- danapbrady
At the Heart of It All, Part 3

Following on from Part 2, which you can read here.
I tell these two stories as a sort of compare and contrast exercise - for me. Prayer is at the heart of both stories. In the first story, I was ashamed and embarrassed, and completely at a loss for why I wasn’t able to take care of my son in the ways I thought he needed. So ashamed and embarrassed that I did not ask for help. I did not ask for counseling of any kind. I didn’t know what to ask, but I surely didn’t even ask for prayer. I was so broken that there was no way I could help myself, much less my child.
And let me just interject here - that if you suffer from depression or anxiety - postpartum or otherwise - and therapy or even medication is the right answer for you - or you are thinking that therapy and/or medication might be the right answer for you - I hope and pray that you feel no stigma associated with that - either the illness or the treatment. There is no judgment on you. No judgment.
So, for me, prayer was at issue after Jed was born. I hurled some pretty ugly prayers at God and I didn’t even ask another soul to pray for me or my heart or for Jed. I was so broken and numb that I couldn’t.

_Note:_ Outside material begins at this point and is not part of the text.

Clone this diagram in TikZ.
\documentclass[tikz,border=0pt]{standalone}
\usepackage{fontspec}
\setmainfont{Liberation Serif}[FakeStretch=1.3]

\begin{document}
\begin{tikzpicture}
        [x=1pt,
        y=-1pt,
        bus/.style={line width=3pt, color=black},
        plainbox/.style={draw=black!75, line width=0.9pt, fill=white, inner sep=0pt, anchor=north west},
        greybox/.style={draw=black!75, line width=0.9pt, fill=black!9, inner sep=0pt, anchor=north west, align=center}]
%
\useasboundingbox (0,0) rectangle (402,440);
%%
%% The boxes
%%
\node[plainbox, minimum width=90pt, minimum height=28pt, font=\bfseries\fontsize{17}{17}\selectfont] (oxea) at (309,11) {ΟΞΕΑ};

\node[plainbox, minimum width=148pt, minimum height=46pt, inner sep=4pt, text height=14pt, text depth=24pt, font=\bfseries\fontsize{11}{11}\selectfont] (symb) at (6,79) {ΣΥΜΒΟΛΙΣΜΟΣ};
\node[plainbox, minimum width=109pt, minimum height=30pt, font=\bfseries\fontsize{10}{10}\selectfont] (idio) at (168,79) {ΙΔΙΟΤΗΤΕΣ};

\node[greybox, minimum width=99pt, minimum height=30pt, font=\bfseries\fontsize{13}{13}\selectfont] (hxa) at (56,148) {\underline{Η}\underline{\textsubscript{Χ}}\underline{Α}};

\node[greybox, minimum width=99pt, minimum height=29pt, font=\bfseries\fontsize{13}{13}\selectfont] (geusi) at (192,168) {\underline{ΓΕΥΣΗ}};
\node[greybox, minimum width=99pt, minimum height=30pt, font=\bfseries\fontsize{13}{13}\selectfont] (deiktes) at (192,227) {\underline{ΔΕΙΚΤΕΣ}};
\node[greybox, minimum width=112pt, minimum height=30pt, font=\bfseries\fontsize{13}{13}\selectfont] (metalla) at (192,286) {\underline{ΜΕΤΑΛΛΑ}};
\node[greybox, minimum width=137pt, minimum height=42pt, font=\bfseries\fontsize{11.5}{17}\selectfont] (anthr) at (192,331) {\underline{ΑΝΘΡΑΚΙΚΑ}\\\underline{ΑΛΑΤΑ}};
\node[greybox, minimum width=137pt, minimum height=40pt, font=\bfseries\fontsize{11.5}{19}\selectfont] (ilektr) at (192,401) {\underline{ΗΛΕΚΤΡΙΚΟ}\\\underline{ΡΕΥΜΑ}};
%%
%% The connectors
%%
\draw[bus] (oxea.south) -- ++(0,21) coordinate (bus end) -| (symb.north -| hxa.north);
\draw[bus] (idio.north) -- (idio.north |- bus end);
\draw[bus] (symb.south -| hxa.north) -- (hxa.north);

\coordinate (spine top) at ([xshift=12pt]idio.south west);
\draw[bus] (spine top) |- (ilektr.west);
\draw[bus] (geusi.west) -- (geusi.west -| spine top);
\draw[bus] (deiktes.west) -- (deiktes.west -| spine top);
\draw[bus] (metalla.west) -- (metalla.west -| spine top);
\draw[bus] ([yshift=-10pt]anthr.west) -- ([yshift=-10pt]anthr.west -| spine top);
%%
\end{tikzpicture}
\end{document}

In contrast, before Fletcher was even born, we began to ask far and wide for prayer. The knowledge of all those prayers rising to God on our behalf made all the difference in the world. To hear over and over that so many different people had us in their minds and on their hearts. That they would even remember to name us before God - I cannot adequately express the love and care and the grace of God that I felt personally through those early years of Fletcher’s life. No matter how it turned out, I knew that we would be lifted and carried and held together with the knowledge of so many prayers.

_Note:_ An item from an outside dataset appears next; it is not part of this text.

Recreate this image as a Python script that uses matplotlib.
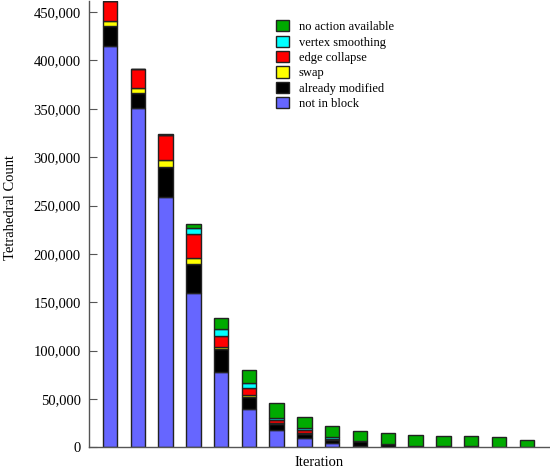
import matplotlib
matplotlib.use("Agg")
import matplotlib.pyplot as plt
import numpy as np

# stacked segment values per iteration (bottom to top)
iterations = list(range(1, 17))
not_in_block = [415000, 350700, 258600, 160000, 78200, 39600, 18200, 9300, 4100, 1700, 300, 200, 100, 100, 100, 0]
already_modified = [21000, 15500, 31100, 30000, 23200, 12700, 6200, 4700, 3800, 5100, 2800, 1500, 1000, 1000, 500, 300]
swap = [5000, 5500, 7200, 6200, 2700, 1500, 1000, 500, 500, 0, 0, 0, 0, 0, 0, 0]
edge_collapse = [20000, 19300, 26100, 24000, 11300, 7500, 2800, 3100, 500, 0, 0, 0, 0, 0, 0, 0]
vertex_smoothing = [0, 0, 0, 6500, 6700, 4900, 1800, 2000, 1400, 0, 0, 0, 0, 0, 0, 0]
no_action = [0, 0, 1400, 4400, 11300, 13800, 16100, 11700, 11400, 10400, 11200, 11300, 10600, 10300, 10100, 7600]

series = [
    ("not in block", not_in_block, "#6666ff"),
    ("already modified", already_modified, "#000000"),
    ("swap", swap, "#ffff00"),
    ("edge collapse", edge_collapse, "#ff0000"),
    ("vertex smoothing", vertex_smoothing, "#00ffff"),
    ("no action available", no_action, "#00aa00"),
]

plt.rcParams["font.family"] = ["Liberation Serif", "DejaVu Serif"]

fig = plt.figure(figsize=(5.5, 4.73), dpi=100)
ax = fig.add_axes([89 / 550, 1 - 447.3 / 473, (549 - 89) / 550, (447.3 - 1) / 473])

x = np.arange(len(iterations))
bottom = np.zeros(len(iterations))
handles = []
for label, vals, color in series:
    vals = np.array(vals, dtype=float)
    b = ax.bar(x, vals, bottom=bottom, width=0.52, color=color,
               edgecolor="#222222", linewidth=1.0, label=label)
    handles.append(b)
    bottom += vals

ax.set_xlim(-0.755, 15.8)
ax.set_ylim(0, 461500)
ax.set_yticks(range(0, 450001, 50000))
ax.set_yticklabels([f"{v:,}" for v in range(0, 450001, 50000)], fontsize=10.5)
ax.set_xticks([])
ax.tick_params(axis="y", direction="in", length=6, color="#555555", pad=6)

for s in ["top", "right"]:
    ax.spines[s].set_visible(False)
for s in ["left", "bottom"]:
    ax.spines[s].set_color("#555555")
    ax.spines[s].set_linewidth(1.0)

ax.set_xlabel("Iteration", fontsize=10.5, labelpad=6)
fig.text(11 / 550, 1 - 208 / 473, "Tetrahedral Count", rotation=90,
         ha="center", va="center", fontsize=10.5)

leg = ax.legend(handles[::-1], [s[0] for s in series][::-1], loc="upper left",
                bbox_to_anchor=(0.383, 0.982), frameon=False, fontsize=9,
                handlelength=1.0, handleheight=1.0, handletextpad=0.8,
                labelspacing=0.2)

fig.savefig("out.png", dpi=100)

I’d always heard people say, “thank you for your prayers; I feel them,” but I had never personally known what that was like. Was it just something people said in response to you when you told someone you’d been praying for them? But no, it’s real. To me it is, at least.

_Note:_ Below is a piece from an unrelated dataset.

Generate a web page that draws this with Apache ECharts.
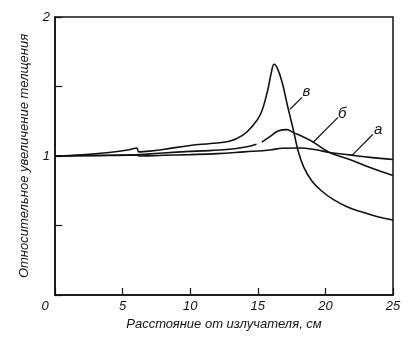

And so my story is, that before, I was one way - hardened, unbelieving, doubtful, angry, hurt, depressed, broken; and then I was different - trusting, believing, assured. God was there through it all. And by God’s grace I have come back to my favorite verse - that He will not leave you nor forsake you. And so, when someone asks why I follow Jesus, I tell them some version of this story - my story - about the good news of God’s love through Jesus Christ.